Telecommunications Reform: Is The "Network Layers" Approach the Right One?
Telecommunications Reform: Is the "Network Layers" Approach the Right One?

The Progressive Policy Institute (PPI) hosted a Washington, D.C. based September 10, 2004 'Friday Forum' to debate approaches to telecom policy reform.

Featured speakers were Rick Whitt of MCI and Link Hoeing of Verizon. The event was moderated by PPI Vice President Dr. Robert Atkinson.
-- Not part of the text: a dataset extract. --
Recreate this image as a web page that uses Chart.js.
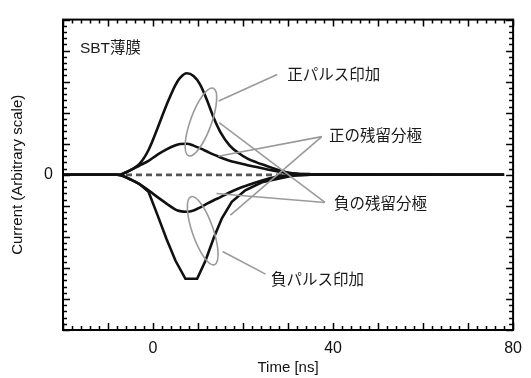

Mr. Whitt gave a slide show presentation demonstrating his view that the old paradigm vertical network layer hierarchy is giving way to a converged one as various applications communicate by common standards, such as IP (Internet Protocol). Mr. Whitt seemed to favor the notion of last mile multi-vendor Open Access over primary conduits and equipment now controlled by local carriers like Verizon and cable companies. The argument here is that as was mandated under telecom Common Carrier rules in the heretofore Internet dialup connectivity access days, namely allowing multiple providers on the last mile telco plant, this would be healthy in the broadband era.

Mr. Whitt is of the belief that in ten years there will be little distinction between voice, video, and other network application uses, rather the notion of data over networks will be of primary import. In the near-term he believes that the many policy issues surrounding Voice Over Internet Protocol (VoIP) will come to the forefront to be addressed.

Link Hoeing, Verizon Communications, took an opposite tack on Open Access, declaring that broadband competition between his companie's DSL (and upcoming fiber to the curb) offerings, along with cable broadband, satellite, power line broadband, WiMax, etc. offer choice and competition. He pointed out how speeds of Verizon's DSL offering have increased, yet they have been able to somewhat lower pricing, or offer bundled competitive products. In short, Mr. Hoeing did not favor a Common Carrier type Open Access approach to Broadband over Verizon plant and equipment. He would like to see some parity in respect to rules regulating cable broadband.

Both Mr. Whitt and Hoeing seemed to find common ground on the need to address policy issues surrounding VoIP and other data services.

Discussion of CALEA (law enforcement access to data), 911 services, universal service, state's role were touched upon by the presenters or audience participants.